[Python-ideas] Floating point contexts in Python core
Mark Adam
dreamingforward at gmail.com
Sat Oct 13 20:20:02 CEST 2012
On Fri, Oct 12, 2012 at 5:54 PM, Mark Adam <dreamingforward at gmail.com> wrote:
> On Thu, Oct 11, 2012 at 8:03 PM, Steven D'Aprano <steve at pearwood.info> wrote:
>>>> I would gladly give up a small amount of speed for better control
>>>> over floats, such as whether 1/0.0 raised an exception or
>>>> returned infinity.
>>>
>>> Umm, you would be giving up a *lot* of speed. Native floating point
>>> happens right in the processor, so if you want special behavior, you'd
>>> have to take the floating point out of hardware and into "user space".
>>
>> Even in user-space, you're not giving up that much speed in practical
>> terms, at least not for my needs.

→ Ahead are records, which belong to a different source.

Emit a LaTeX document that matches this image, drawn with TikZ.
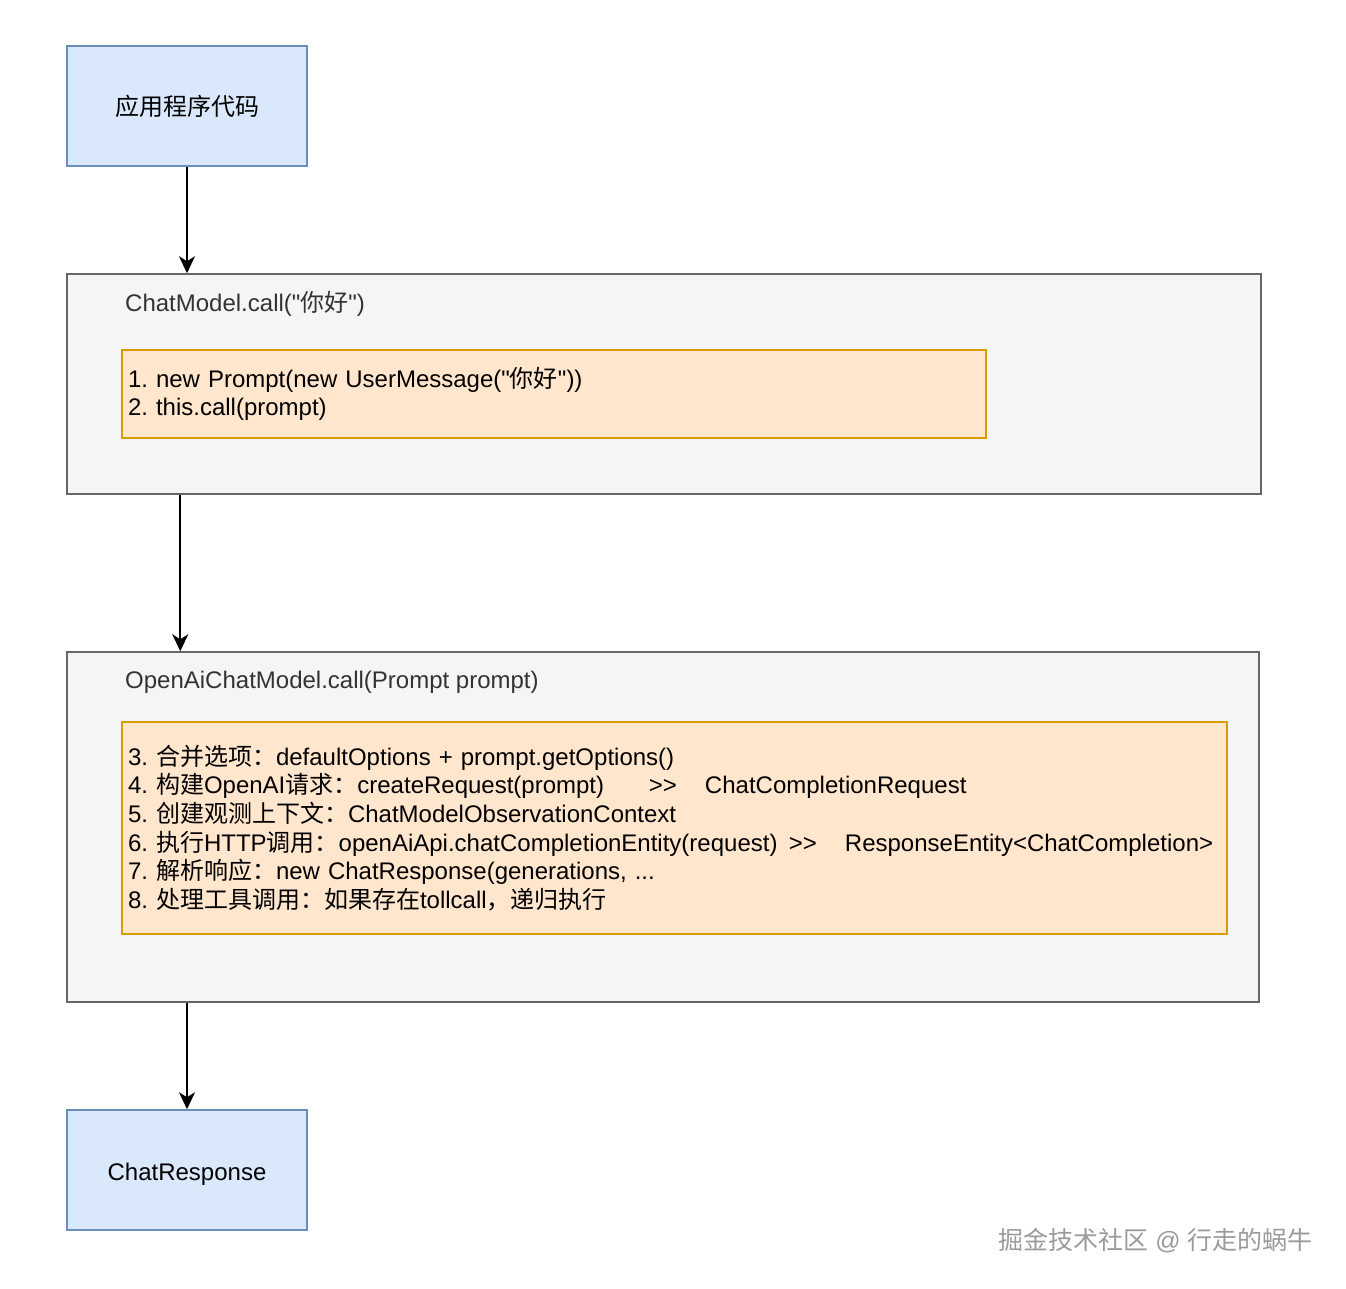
\documentclass[tikz,border=0pt]{standalone}
\usepackage{fontspec}
\setmainfont{Liberation Sans}[Ligatures=TeXOff]
\newfontfamily\cjk{Noto Sans CJK SC}
\usetikzlibrary{arrows.meta}
\definecolor{bluefill}{HTML}{DAE8FC}
\definecolor{blueline}{HTML}{6C8EBF}
\definecolor{greyfill}{HTML}{F5F5F5}
\definecolor{greyline}{HTML}{666666}
\definecolor{orangefill}{HTML}{FFE6CC}
\definecolor{orangeline}{HTML}{D79B00}
\definecolor{titlegrey}{HTML}{333333}
\definecolor{markgrey}{HTML}{9A9A9A}
\newcommand{\zh}[1]{{\cjk #1}}
\frenchspacing

\begin{document}
\begin{tikzpicture}[x=1pt, y=-1pt, >={Stealth[length=17pt, width=16pt, inset=5pt]},
    txt/.style={font=\fontsize{24}{28.7}\selectfont},
    endbox/.style={txt, draw=blueline, fill=bluefill, line width=1.5pt, minimum width=240pt, minimum height=120pt, inner sep=0pt},
    stagebox/.style={draw=greyline, fill=greyfill, line width=1.5pt, inner sep=0pt},
    stagetitle/.style={txt, text=titlegrey, anchor=west, inner sep=0pt},
    stepbox/.style={txt, draw=orangeline, fill=orangefill, line width=1.5pt, align=left, inner xsep=6pt, inner ysep=0pt},
    flow/.style={->, line width=1.6pt}]
  \useasboundingbox (0,0) rectangle (1346,1288);

  % entry and result
  \node[endbox] (app) at (187,106) {\zh{应用程序代码}};
  \node[endbox] (reply) at (187,1170) {\raisebox{-10.5pt}[0pt][0pt]{ChatResponse}};

  % ChatModel.call
  \node[stagebox, minimum width=1194pt, minimum height=220pt] (callbox) at (664,384) {};
  \node[stagetitle] (calltitle) at (125,304) {ChatModel.call("\zh{你好}")};
  \node[stepbox, minimum width=864pt, minimum height=88pt, text width=852pt] (callsteps) at (554,394)
    {1. new Prompt(new UserMessage("\zh{你好}"))\\
     2. this.call(prompt)};

  % OpenAiChatModel.call
  \node[stagebox, minimum width=1192pt, minimum height=350pt] (modelbox) at (663,827) {};
  \node[stagetitle] (modeltitle) at (125,682) {OpenAiChatModel.call(Prompt prompt)};
  \node[stepbox, minimum width=1105pt, minimum height=212pt, text width=1093pt] (modelsteps) at (674.5,828)
    {3. \zh{合并选项：}defaultOptions + prompt.getOptions()\\
     \makebox[521pt][l]{4. \zh{构建}OpenAI\zh{请求：}createRequest(prompt)}>>\hspace{28pt}ChatCompletionRequest\\
     5. \zh{创建观测上下文：}ChatModelObservationContext\\
     \makebox[661pt][l]{6. \zh{执行}HTTP\zh{调用：}openAiApi.chatCompletionEntity(request)}>>\hspace{28pt}ResponseEntity<ChatCompletion>\\
     7. \zh{解析响应：}new ChatResponse(generations, ...\\
     8. \zh{处理工具调用：如果存在}tollcall\zh{，递归执行}};

  \draw[flow] (app) -- (app |- callbox.north);
  \draw[flow] ([xshift=114pt]callbox.south west) -- ([xshift=114pt]modelbox.north west);
  \draw[flow] (modelbox.south -| reply) -- (reply);

  \node[txt, text=markgrey, anchor=east, inner sep=0pt, font=\fontsize{25}{30}\selectfont] (mark) at (1313,1241) {\zh{掘金技术社区} @ \zh{行走的蜗牛}};
\end{tikzpicture}
\end{document}
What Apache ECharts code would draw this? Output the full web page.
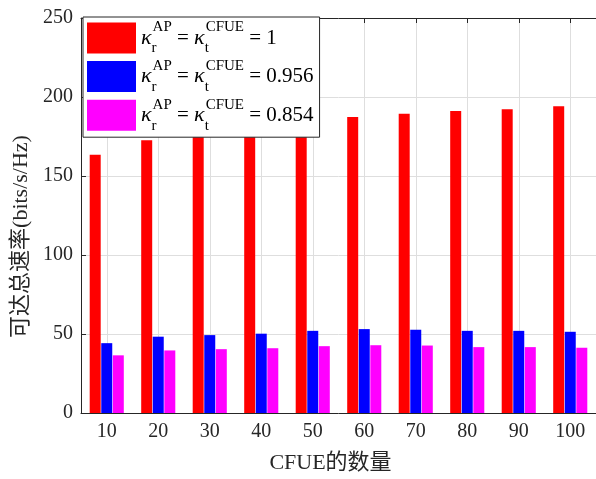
<!DOCTYPE html>
<html>
<head>
<meta charset="utf-8">
<script src="https://cdn.jsdelivr.net/npm/echarts@6/dist/echarts.min.js"></script>
<style>
  html, body { margin: 0; padding: 0; background: #fff; }
  #main { width: 596px; height: 479px; }
</style>
</head>
<body>
<div id="main"></div>
<script>
// CFUE count on the x axis
var cfueCounts = ['10', '20', '30', '40', '50', '60', '70', '80', '90', '100'];
// kappa values shown in the legend
var kappaLabels = ['1', '0.956', '0.854'];
// achievable sum rate (bits/s/Hz)
var rateK1 = [163.4, 172.7, 178, 182, 185, 187.3, 189.4, 191.2, 192.3, 194.1];
var rateK0956 = [44.2, 48.3, 49.3, 50.2, 52.0, 53.1, 52.7, 52.0, 52.0, 51.4];
var rateK0854 = [36.5, 39.6, 40.4, 41.0, 42.3, 42.9, 42.7, 41.7, 41.7, 41.3];
var yTicks = [0, 50, 100, 150, 200, 250];

var seriesNames = ['k1', 'k2', 'k3'];
var seriesColors = ['#ff0000', '#0000ff', '#ff00ff'];
var seriesData = [rateK1, rateK0956, rateK0854];

var axisColor = '#262626';
var gridColor = '#dedede';
var serif = "'Liberation Serif', 'Noto Sans CJK SC'";

var chart = echarts.init(document.getElementById('main'));

chart.setOption({
    animation: false,
    backgroundColor: '#fff',
    grid: {
        left: 81,
        top: 18,
        width: 520,
        height: 401.5
    },
    legend: {
        data: seriesNames,
        orient: 'vertical',
        left: 83,
        top: 17,
        icon: 'rect',
        itemWidth: 49,
        itemHeight: 31,
        itemGap: 2.6,
        padding: [3, 6, 4, 4],
        backgroundColor: '#fff',
        borderColor: axisColor,
        borderWidth: 1,
        borderRadius: 0,
        itemStyle: { borderWidth: 0 },
        formatter: function (name) {
            var v = kappaLabels[seriesNames.indexOf(name)];
            return '{k|κ}{sub|r}{sup|AP}{n| = }{k|κ}{sub|t}{sup|CFUE}{n| = ' + v + '}';
        },
        textStyle: {
            fontFamily: serif,
            color: '#000',
            fontSize: 21,
            lineHeight: 36,
            rich: {
                k: { fontFamily: serif, fontStyle: 'italic', fontSize: 22, color: '#000' },
                n: { fontFamily: serif, fontSize: 21, color: '#000' },
                sup: { fontFamily: serif, fontSize: 15, color: '#000', verticalAlign: 'top', lineHeight: 20 },
                sub: { fontFamily: serif, fontSize: 15, color: '#000', verticalAlign: 'bottom', lineHeight: 16, width: 1 }
            }
        }
    },
    xAxis: [{
        type: 'category',
        data: cfueCounts,
        position: 'bottom',
        name: 'CFUE的数量',
        nameLocation: 'middle',
        nameGap: 39,
        nameTextStyle: {
            fontFamily: serif,
            fontSize: 22,
            color: axisColor,
            padding: [0, 16, 0, 0]
        },
        axisLine: { show: true, lineStyle: { color: axisColor, width: 1 } },
        axisTick: { show: true, inside: true, alignWithLabel: true, length: 5, lineStyle: { color: axisColor } },
        axisLabel: { fontFamily: serif, fontSize: 20, color: axisColor, margin: 9 },
        splitLine: { show: true, alignWithLabel: true, lineStyle: { color: gridColor, width: 1 } }
    }, {
        type: 'category',
        data: cfueCounts,
        position: 'top',
        axisLine: { show: true, lineStyle: { color: axisColor, width: 1 } },
        axisTick: { show: true, inside: true, alignWithLabel: true, length: 5, lineStyle: { color: axisColor } },
        axisLabel: { show: false },
        splitLine: { show: false }
    }],
    yAxis: [{
        type: 'value',
        min: yTicks[0],
        max: yTicks[yTicks.length - 1],
        interval: yTicks[1] - yTicks[0],
        name: '可达总速率(bits/s/Hz)',
        nameLocation: 'middle',
        nameGap: 45,
        nameTextStyle: {
            fontFamily: serif,
            fontSize: 22,
            color: axisColor,
            padding: [0, 42, 0, 0]
        },
        axisLine: { show: true, lineStyle: { color: axisColor, width: 1 } },
        axisTick: { show: true, inside: true, length: 5, lineStyle: { color: axisColor } },
        axisLabel: { fontFamily: serif, fontSize: 20, color: axisColor, margin: 8 },
        splitLine: { show: true, lineStyle: { color: gridColor, width: 1 } }
    }],
    series: seriesNames.map(function (nm, i) {
        return {
            name: nm,
            type: 'bar',
            xAxisIndex: 0,
            yAxisIndex: 0,
            barWidth: 11,
            barGap: '5%',
            itemStyle: { color: seriesColors[i] },
            data: seriesData[i]
        };
    })
});
</script>
</body>
</html>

The new decimal module in Python 3.3 is
>> less than a factor of 10 times slower than Python's floats, which makes it
>> pretty much instantaneous to my mind :)
>
> Hmm, well, if it's only that much slower, then we should implement
> Rationals and get rid of the issue altogether.
Now that I think of it, this issue has a strange whiff of the argument
wherefrom came the "from __future__" directive and the split that
happened between the vpython folks who needed the direct support of
float division (rendering 3-d graphics for an interpreted environment)
and the regular python crowd. Anyone else remember that?